Only the lines from the top of the listing below to the line that has "import pandas as pd" should be echoed, with both ends kept and pictures left out.

::::

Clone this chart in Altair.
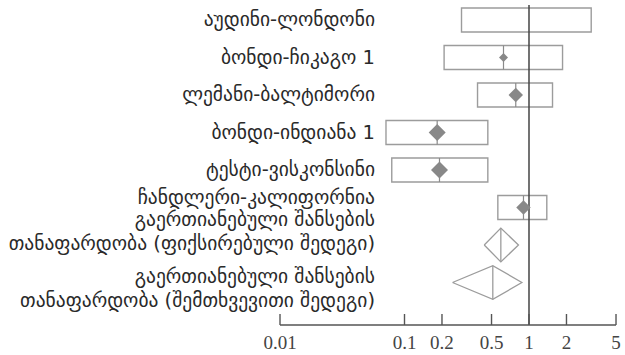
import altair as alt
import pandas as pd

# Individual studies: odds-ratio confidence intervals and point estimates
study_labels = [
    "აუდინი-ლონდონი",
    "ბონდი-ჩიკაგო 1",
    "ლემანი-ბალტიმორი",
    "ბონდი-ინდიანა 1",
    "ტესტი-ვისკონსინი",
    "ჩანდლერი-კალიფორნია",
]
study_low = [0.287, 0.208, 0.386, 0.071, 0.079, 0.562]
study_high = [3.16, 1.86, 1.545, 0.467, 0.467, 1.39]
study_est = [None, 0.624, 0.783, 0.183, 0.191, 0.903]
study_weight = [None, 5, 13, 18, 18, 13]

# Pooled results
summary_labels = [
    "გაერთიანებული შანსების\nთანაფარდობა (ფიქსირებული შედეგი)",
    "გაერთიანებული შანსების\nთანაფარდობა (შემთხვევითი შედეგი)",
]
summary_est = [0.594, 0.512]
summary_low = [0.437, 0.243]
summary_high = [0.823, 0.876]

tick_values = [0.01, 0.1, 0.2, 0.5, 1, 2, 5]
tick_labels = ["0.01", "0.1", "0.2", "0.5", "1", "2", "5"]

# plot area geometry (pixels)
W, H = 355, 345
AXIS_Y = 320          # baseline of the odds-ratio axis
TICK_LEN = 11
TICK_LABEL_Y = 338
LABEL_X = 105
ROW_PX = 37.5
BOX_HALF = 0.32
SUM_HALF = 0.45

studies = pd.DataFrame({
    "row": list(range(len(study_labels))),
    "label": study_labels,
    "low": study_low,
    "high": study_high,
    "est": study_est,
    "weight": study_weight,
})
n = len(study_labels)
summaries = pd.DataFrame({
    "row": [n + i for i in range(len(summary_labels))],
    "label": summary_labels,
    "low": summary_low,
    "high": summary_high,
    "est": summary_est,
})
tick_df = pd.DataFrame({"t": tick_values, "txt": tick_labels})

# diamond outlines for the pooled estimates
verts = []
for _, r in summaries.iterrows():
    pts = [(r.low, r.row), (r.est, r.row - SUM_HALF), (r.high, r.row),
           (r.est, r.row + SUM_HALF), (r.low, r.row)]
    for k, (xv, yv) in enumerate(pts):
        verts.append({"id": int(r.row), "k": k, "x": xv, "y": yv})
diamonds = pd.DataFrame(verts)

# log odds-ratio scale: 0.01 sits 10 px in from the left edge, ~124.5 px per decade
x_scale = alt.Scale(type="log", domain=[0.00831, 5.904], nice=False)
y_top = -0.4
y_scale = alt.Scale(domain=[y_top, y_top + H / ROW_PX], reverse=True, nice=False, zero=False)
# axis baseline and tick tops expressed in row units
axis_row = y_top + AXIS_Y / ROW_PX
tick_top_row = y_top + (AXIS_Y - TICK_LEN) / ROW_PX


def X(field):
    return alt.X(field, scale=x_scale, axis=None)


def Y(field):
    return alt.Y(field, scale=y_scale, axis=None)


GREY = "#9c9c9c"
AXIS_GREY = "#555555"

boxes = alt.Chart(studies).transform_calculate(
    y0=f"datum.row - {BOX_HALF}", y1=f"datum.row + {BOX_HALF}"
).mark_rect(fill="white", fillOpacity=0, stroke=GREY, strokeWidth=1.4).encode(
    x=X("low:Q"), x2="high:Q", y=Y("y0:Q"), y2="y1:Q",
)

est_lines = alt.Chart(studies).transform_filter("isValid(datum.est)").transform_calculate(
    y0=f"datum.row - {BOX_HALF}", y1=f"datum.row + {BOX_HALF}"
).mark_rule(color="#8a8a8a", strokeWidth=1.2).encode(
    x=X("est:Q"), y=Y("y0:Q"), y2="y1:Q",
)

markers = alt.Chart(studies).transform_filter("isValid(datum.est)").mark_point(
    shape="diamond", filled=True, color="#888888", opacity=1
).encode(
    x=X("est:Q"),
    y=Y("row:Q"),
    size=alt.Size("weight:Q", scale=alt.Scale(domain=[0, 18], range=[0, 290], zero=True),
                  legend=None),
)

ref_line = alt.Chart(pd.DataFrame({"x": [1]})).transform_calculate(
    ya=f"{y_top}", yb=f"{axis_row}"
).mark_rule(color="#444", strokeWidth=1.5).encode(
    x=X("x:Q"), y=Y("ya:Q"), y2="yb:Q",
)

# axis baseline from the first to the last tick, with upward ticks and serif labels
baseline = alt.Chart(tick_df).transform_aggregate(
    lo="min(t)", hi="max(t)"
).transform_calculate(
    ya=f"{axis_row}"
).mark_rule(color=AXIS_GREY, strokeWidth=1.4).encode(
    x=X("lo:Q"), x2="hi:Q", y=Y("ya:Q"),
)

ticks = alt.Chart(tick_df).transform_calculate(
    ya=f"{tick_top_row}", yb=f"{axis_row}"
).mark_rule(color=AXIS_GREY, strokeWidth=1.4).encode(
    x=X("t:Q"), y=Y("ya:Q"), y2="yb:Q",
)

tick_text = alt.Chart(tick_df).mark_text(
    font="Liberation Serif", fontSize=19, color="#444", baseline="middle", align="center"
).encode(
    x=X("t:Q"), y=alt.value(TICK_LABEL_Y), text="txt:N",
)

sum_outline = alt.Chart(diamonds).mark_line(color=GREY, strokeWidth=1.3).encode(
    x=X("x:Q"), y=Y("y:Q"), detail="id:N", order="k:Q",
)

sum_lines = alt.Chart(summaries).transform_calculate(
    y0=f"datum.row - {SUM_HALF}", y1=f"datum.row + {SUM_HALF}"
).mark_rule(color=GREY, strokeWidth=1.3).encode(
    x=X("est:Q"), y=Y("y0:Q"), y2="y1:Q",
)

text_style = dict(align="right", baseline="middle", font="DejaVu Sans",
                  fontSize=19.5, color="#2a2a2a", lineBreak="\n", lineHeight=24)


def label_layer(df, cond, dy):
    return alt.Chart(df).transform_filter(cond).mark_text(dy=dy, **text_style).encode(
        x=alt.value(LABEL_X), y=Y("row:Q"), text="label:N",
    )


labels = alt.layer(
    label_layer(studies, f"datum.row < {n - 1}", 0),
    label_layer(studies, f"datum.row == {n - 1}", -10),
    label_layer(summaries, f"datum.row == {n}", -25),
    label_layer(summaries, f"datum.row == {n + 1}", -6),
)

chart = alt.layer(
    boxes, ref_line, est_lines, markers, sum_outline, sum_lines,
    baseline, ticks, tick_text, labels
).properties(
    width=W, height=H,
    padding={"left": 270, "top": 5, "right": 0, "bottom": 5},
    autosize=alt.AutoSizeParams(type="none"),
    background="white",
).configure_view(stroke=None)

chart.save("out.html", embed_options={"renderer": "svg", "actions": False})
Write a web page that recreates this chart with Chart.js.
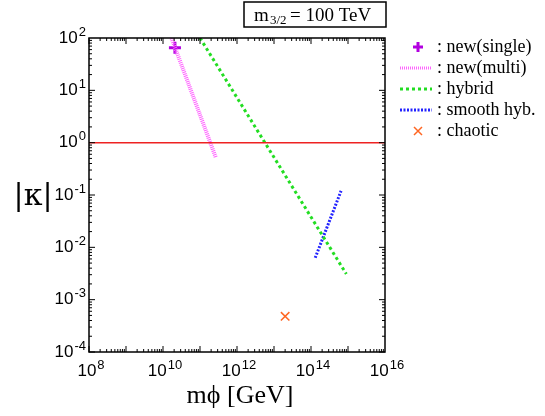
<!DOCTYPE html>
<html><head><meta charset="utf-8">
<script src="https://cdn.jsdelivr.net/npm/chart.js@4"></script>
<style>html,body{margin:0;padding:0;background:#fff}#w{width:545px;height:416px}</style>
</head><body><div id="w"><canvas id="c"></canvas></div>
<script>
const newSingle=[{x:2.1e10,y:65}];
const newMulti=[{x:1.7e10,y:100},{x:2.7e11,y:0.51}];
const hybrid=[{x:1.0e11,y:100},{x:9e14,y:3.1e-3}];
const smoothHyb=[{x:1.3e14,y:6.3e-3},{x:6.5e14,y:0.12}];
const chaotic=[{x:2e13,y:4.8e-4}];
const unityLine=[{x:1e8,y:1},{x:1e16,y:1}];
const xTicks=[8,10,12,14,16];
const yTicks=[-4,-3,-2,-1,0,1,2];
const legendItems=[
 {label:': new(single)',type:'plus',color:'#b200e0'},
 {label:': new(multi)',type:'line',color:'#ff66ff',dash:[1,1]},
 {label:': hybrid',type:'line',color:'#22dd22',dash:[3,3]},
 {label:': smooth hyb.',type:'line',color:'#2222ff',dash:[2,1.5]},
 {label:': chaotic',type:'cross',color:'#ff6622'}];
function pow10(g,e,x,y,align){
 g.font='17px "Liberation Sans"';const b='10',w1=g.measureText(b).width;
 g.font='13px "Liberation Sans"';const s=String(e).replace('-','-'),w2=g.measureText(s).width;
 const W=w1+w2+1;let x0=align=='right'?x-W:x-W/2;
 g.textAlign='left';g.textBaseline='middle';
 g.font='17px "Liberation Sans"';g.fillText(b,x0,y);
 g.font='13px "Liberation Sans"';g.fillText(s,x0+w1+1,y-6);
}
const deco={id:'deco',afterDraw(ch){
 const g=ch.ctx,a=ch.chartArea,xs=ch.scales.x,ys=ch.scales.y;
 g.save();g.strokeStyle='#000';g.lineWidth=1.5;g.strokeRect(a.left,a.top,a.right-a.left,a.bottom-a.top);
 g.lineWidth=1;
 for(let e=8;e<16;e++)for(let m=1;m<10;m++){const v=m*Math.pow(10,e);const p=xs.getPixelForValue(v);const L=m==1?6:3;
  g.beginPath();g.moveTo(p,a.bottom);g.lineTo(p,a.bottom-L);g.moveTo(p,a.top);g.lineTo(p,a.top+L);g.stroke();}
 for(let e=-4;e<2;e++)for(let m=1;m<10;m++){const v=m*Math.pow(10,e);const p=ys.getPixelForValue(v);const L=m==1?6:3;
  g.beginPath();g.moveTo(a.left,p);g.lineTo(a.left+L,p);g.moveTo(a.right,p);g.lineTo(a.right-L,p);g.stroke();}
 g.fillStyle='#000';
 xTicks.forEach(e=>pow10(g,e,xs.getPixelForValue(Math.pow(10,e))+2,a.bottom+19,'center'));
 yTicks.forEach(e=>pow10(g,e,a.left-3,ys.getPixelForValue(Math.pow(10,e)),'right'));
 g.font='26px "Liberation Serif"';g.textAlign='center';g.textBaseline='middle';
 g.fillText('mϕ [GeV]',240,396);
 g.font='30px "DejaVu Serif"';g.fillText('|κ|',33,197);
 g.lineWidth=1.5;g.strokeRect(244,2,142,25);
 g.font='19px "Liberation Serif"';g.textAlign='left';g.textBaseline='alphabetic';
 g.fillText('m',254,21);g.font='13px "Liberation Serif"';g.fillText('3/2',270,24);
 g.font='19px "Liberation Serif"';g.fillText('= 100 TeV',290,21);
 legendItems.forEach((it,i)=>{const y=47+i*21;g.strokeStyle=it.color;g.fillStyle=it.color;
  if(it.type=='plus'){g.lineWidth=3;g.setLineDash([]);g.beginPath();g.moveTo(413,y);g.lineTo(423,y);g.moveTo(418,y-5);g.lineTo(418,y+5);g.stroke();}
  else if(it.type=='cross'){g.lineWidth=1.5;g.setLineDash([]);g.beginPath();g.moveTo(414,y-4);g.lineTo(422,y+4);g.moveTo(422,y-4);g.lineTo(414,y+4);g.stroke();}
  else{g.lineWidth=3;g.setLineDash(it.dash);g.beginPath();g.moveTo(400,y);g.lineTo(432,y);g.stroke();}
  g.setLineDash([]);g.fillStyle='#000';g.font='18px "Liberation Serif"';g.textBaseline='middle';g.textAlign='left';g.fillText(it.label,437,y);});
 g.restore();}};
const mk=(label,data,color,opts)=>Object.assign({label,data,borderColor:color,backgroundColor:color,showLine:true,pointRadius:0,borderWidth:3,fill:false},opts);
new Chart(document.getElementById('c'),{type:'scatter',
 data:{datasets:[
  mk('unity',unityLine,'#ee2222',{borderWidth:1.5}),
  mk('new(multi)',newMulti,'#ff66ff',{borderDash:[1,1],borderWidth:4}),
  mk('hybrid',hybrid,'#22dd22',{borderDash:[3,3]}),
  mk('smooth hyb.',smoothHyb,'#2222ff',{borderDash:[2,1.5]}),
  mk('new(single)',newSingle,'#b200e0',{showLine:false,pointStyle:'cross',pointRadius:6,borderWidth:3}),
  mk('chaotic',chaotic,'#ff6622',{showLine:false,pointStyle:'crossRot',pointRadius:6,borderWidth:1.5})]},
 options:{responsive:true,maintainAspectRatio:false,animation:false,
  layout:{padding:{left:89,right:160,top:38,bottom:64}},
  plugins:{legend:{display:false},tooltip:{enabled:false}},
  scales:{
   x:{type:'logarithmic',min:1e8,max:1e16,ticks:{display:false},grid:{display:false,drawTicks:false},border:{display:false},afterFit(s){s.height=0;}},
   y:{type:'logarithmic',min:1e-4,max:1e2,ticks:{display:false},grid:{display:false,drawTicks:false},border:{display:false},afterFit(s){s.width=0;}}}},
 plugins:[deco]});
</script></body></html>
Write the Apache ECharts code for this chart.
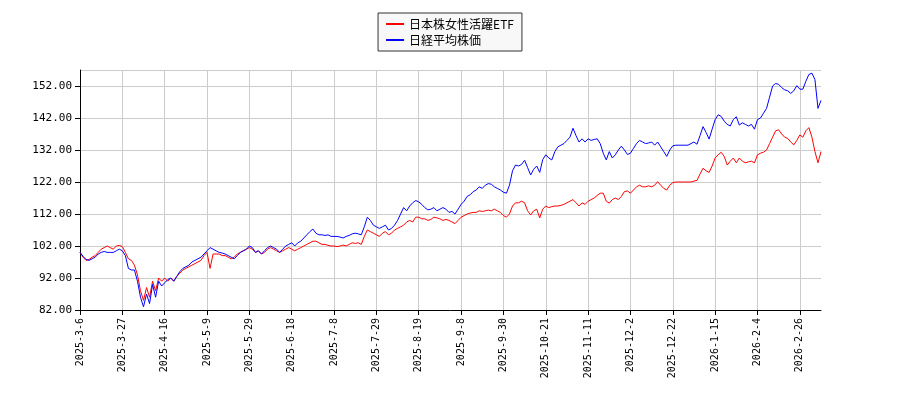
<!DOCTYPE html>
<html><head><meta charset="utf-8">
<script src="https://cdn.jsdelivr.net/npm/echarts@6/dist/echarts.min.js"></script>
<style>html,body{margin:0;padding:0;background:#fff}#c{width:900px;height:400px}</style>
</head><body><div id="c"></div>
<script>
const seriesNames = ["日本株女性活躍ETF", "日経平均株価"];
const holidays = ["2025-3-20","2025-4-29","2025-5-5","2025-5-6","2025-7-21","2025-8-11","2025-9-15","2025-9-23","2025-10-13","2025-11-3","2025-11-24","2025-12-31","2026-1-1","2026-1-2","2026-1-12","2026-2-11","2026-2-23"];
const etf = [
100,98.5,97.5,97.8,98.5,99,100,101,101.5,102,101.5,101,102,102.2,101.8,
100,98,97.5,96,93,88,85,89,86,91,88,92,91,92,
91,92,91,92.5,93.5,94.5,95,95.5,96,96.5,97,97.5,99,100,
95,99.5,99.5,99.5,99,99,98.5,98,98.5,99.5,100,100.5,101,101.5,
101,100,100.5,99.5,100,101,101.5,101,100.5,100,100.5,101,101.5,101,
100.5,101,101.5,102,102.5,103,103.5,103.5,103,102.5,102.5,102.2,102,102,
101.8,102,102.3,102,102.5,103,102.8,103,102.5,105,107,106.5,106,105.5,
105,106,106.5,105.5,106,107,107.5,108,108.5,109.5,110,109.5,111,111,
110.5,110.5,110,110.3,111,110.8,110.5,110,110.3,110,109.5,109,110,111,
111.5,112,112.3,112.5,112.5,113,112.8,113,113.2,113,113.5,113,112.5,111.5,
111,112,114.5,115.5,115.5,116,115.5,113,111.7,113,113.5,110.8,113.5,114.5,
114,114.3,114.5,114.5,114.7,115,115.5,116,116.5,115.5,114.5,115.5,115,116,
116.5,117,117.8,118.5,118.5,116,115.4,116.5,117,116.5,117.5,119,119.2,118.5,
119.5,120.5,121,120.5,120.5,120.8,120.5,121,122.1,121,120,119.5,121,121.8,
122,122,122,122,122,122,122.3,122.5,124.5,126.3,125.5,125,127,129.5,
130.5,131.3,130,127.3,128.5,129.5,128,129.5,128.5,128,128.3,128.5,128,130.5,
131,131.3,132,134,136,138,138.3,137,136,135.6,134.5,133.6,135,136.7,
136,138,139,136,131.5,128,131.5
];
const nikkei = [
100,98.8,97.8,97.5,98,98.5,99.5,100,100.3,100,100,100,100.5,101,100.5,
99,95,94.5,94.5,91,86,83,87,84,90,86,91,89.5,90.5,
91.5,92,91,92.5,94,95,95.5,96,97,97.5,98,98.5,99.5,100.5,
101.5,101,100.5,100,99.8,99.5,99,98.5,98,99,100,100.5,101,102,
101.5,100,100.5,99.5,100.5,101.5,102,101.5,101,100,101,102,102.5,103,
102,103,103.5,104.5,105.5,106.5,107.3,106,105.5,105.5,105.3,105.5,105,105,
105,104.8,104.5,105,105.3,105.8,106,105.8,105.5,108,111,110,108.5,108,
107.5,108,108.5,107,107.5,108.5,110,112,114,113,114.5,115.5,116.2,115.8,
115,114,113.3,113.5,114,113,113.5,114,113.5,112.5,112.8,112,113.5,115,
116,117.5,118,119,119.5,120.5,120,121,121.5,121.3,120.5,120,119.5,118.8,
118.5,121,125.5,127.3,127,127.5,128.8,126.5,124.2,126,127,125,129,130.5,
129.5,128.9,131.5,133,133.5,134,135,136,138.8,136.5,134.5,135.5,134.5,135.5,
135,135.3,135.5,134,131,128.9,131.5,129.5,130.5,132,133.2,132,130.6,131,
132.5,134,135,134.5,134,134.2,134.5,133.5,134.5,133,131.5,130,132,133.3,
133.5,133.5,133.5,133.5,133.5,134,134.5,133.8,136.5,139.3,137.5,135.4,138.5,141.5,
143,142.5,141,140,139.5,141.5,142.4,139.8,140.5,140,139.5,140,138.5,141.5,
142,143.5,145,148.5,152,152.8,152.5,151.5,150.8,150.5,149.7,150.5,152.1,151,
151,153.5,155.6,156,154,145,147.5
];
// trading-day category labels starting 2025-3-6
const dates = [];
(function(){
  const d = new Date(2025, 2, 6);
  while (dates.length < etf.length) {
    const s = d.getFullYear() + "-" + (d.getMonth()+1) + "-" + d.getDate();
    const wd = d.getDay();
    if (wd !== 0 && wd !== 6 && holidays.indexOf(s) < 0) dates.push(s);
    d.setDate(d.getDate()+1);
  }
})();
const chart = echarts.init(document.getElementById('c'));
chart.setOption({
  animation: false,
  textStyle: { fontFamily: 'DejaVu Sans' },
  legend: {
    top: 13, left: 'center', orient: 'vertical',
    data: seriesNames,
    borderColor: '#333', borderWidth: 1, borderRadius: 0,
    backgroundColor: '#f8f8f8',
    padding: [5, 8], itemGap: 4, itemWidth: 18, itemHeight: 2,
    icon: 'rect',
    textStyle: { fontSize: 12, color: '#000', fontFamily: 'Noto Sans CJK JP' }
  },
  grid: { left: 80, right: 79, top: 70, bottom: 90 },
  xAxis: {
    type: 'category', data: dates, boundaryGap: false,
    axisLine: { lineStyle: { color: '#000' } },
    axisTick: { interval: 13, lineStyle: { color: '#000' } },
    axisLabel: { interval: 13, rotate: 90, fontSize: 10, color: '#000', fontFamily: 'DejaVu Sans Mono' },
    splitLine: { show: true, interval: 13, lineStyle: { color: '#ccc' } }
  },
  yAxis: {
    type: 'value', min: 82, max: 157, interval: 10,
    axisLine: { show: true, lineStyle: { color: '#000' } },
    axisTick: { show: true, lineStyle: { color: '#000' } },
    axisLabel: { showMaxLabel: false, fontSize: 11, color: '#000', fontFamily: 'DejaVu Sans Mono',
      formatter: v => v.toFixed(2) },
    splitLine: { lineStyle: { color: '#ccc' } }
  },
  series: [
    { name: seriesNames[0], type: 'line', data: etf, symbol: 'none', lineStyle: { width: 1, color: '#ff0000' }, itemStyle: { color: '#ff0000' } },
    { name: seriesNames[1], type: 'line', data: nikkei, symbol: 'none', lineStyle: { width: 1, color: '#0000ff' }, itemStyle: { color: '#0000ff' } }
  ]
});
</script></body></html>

::::

Solution for this task:
Clone this chart in Altair.
import altair as alt
import pandas as pd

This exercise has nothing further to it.